PROBLEM TO WORK ON ->
Start at the line where "Recreate this image" appears and end at the line where "const markerBorder = [1, 1, 2, 1, 1.5, 1, 1.5];" appears; repeat those lines exactly, both ends included, leaving pictures behind.

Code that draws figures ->
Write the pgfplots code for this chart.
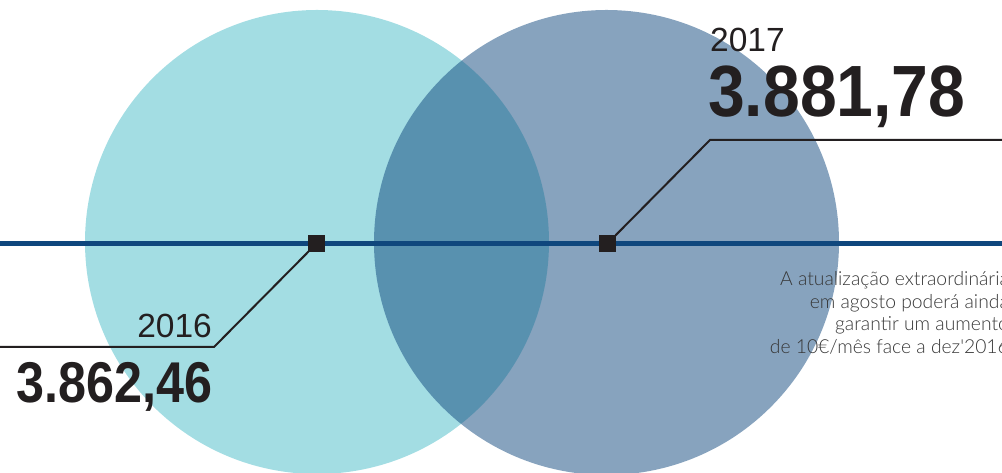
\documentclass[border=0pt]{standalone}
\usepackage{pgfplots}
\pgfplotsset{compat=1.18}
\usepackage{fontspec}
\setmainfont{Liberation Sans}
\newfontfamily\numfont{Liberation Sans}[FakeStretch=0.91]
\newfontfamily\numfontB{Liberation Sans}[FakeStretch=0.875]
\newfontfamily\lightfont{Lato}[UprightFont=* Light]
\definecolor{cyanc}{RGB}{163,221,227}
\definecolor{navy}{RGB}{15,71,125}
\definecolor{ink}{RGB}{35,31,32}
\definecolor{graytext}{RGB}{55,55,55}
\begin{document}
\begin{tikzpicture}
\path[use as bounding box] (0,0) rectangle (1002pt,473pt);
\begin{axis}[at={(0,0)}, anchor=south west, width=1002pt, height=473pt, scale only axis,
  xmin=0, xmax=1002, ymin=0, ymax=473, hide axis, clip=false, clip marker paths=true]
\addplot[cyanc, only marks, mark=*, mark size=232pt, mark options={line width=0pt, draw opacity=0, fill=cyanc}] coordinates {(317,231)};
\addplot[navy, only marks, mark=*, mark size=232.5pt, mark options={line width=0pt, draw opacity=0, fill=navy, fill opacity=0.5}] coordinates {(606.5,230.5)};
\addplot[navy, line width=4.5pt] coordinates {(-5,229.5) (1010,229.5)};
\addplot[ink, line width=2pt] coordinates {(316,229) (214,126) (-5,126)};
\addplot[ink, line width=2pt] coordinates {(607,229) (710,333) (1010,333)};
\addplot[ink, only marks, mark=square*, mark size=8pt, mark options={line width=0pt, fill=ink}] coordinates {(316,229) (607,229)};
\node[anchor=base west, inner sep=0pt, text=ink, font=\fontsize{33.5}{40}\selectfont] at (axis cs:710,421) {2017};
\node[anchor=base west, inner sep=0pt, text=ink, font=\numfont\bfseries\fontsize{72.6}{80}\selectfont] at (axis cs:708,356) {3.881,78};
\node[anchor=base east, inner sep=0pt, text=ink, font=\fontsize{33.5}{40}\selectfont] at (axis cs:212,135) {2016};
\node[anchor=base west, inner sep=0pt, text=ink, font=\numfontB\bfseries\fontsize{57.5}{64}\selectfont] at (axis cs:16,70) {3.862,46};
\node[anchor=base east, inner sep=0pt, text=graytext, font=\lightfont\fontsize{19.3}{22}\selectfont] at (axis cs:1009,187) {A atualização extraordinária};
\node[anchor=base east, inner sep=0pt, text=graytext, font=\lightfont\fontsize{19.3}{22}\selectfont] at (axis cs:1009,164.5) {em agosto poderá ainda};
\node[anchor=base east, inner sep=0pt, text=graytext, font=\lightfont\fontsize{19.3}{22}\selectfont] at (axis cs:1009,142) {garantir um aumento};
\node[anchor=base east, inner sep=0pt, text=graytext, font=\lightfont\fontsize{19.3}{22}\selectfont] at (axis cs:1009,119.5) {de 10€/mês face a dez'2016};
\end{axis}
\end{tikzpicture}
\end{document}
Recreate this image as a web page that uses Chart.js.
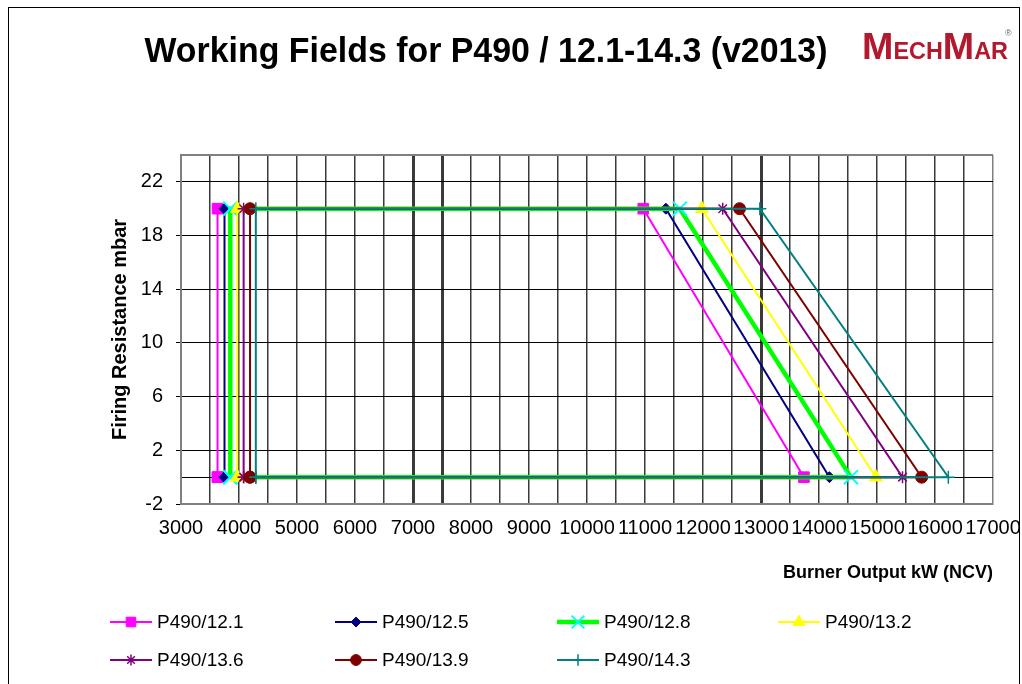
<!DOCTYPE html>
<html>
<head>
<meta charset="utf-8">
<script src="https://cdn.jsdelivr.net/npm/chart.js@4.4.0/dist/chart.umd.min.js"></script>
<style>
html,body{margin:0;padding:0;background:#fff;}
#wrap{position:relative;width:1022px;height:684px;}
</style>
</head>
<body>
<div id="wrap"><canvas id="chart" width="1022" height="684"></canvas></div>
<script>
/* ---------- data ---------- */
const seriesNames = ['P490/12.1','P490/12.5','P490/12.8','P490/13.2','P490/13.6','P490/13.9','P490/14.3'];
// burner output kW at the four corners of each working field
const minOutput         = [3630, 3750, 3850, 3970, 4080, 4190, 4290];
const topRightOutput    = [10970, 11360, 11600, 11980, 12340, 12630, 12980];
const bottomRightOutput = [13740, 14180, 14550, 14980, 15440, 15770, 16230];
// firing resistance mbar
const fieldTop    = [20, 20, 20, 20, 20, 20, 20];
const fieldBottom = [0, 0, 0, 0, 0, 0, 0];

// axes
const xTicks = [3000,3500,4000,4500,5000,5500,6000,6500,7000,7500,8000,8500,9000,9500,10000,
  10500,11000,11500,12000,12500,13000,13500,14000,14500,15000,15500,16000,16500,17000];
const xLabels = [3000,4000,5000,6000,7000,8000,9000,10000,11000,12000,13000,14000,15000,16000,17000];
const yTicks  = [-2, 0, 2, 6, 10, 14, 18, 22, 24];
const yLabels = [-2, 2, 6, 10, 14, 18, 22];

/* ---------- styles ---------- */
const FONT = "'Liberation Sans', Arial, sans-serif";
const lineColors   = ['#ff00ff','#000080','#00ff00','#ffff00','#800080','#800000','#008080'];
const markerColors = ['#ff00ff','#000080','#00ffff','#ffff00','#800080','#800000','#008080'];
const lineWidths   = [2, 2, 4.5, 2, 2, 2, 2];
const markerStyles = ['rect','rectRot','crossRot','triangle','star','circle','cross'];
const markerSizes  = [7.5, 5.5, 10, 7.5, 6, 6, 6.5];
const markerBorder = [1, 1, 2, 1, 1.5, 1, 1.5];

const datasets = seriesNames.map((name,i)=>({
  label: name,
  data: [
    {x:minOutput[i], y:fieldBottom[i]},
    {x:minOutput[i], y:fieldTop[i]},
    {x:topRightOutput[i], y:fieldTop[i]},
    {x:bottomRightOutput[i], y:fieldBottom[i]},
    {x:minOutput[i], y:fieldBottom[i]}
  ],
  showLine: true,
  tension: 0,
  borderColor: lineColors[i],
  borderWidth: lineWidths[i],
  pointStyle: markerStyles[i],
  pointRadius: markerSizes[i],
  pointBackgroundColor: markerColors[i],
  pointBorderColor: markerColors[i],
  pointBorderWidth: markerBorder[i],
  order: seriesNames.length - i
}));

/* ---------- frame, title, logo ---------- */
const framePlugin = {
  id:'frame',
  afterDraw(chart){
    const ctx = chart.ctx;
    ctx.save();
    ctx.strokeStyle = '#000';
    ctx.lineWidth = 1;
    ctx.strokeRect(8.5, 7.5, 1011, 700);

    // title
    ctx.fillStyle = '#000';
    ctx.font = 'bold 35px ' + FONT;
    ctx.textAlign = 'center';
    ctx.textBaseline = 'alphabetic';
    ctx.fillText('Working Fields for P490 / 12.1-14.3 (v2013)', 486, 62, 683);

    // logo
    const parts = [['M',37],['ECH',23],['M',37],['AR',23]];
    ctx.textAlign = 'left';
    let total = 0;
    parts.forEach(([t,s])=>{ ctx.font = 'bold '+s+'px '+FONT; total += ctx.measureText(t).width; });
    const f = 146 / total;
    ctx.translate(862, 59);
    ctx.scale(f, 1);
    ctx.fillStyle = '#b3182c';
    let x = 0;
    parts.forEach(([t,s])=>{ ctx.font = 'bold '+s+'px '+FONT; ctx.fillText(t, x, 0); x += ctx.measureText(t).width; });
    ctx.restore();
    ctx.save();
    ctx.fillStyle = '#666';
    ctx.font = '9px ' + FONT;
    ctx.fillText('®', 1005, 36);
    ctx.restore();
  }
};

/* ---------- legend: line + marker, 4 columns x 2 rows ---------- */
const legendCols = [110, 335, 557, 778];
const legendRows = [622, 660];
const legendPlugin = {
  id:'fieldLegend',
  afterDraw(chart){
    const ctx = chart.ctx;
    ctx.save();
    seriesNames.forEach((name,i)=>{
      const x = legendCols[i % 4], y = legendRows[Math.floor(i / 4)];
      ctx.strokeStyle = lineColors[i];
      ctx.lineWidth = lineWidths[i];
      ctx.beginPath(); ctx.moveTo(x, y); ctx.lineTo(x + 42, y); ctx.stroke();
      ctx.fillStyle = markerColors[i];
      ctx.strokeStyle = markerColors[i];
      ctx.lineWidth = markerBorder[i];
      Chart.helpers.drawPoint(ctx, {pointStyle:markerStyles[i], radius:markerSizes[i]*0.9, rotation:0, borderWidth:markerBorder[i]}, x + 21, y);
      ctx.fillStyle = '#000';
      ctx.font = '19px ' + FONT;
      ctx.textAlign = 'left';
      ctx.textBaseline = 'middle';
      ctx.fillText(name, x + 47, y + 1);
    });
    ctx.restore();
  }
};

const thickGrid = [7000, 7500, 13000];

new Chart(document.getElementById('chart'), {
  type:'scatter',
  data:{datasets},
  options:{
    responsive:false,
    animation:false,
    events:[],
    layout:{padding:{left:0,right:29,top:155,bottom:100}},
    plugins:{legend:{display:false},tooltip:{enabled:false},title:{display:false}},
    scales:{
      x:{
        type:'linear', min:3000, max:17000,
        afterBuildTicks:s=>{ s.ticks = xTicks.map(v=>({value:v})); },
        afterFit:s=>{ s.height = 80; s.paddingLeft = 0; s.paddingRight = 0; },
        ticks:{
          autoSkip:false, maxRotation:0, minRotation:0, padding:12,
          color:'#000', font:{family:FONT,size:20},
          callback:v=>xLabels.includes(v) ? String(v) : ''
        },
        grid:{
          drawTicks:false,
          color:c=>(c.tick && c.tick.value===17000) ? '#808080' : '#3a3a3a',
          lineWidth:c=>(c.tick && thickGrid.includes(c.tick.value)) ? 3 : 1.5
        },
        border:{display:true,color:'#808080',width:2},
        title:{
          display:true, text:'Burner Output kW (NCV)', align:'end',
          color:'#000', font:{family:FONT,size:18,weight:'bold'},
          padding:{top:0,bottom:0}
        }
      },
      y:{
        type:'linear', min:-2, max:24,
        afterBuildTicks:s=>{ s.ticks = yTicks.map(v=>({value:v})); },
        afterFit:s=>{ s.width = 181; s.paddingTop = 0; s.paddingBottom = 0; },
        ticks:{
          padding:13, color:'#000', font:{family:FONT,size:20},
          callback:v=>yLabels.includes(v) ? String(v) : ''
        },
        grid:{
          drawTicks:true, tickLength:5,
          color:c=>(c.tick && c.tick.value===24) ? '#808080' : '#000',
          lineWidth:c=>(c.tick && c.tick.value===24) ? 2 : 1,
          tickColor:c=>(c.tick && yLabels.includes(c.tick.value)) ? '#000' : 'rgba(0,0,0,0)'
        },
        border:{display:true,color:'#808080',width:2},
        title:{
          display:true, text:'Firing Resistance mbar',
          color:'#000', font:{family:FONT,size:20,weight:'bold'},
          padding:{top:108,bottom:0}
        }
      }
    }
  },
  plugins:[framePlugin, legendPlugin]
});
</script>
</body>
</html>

TASK ANSWER ->
Recreate this image as a web page that uses Chart.js.
<!DOCTYPE html>
<html>
<head>
<meta charset="utf-8">
<script src="https://cdn.jsdelivr.net/npm/chart.js@4.4.0/dist/chart.umd.min.js"></script>
<style>
html,body{margin:0;padding:0;background:#fff;}
#wrap{position:relative;width:1022px;height:684px;}
</style>
</head>
<body>
<div id="wrap"><canvas id="chart" width="1022" height="684"></canvas></div>
<script>
/* ---------- data ---------- */
const seriesNames = ['P490/12.1','P490/12.5','P490/12.8','P490/13.2','P490/13.6','P490/13.9','P490/14.3'];
// burner output kW at the four corners of each working field
const minOutput         = [3630, 3750, 3850, 3970, 4080, 4190, 4290];
const topRightOutput    = [10970, 11360, 11600, 11980, 12340, 12630, 12980];
const bottomRightOutput = [13740, 14180, 14550, 14980, 15440, 15770, 16230];
// firing resistance mbar
const fieldTop    = [20, 20, 20, 20, 20, 20, 20];
const fieldBottom = [0, 0, 0, 0, 0, 0, 0];

// axes
const xTicks = [3000,3500,4000,4500,5000,5500,6000,6500,7000,7500,8000,8500,9000,9500,10000,
  10500,11000,11500,12000,12500,13000,13500,14000,14500,15000,15500,16000,16500,17000];
const xLabels = [3000,4000,5000,6000,7000,8000,9000,10000,11000,12000,13000,14000,15000,16000,17000];
const yTicks  = [-2, 0, 2, 6, 10, 14, 18, 22, 24];
const yLabels = [-2, 2, 6, 10, 14, 18, 22];

/* ---------- styles ---------- */
const FONT = "'Liberation Sans', Arial, sans-serif";
const lineColors   = ['#ff00ff','#000080','#00ff00','#ffff00','#800080','#800000','#008080'];
const markerColors = ['#ff00ff','#000080','#00ffff','#ffff00','#800080','#800000','#008080'];
const lineWidths   = [2, 2, 4.5, 2, 2, 2, 2];
const markerStyles = ['rect','rectRot','crossRot','triangle','star','circle','cross'];
const markerSizes  = [7.5, 5.5, 10, 7.5, 6, 6, 6.5];
const markerBorder = [1, 1, 2, 1, 1.5, 1, 1.5];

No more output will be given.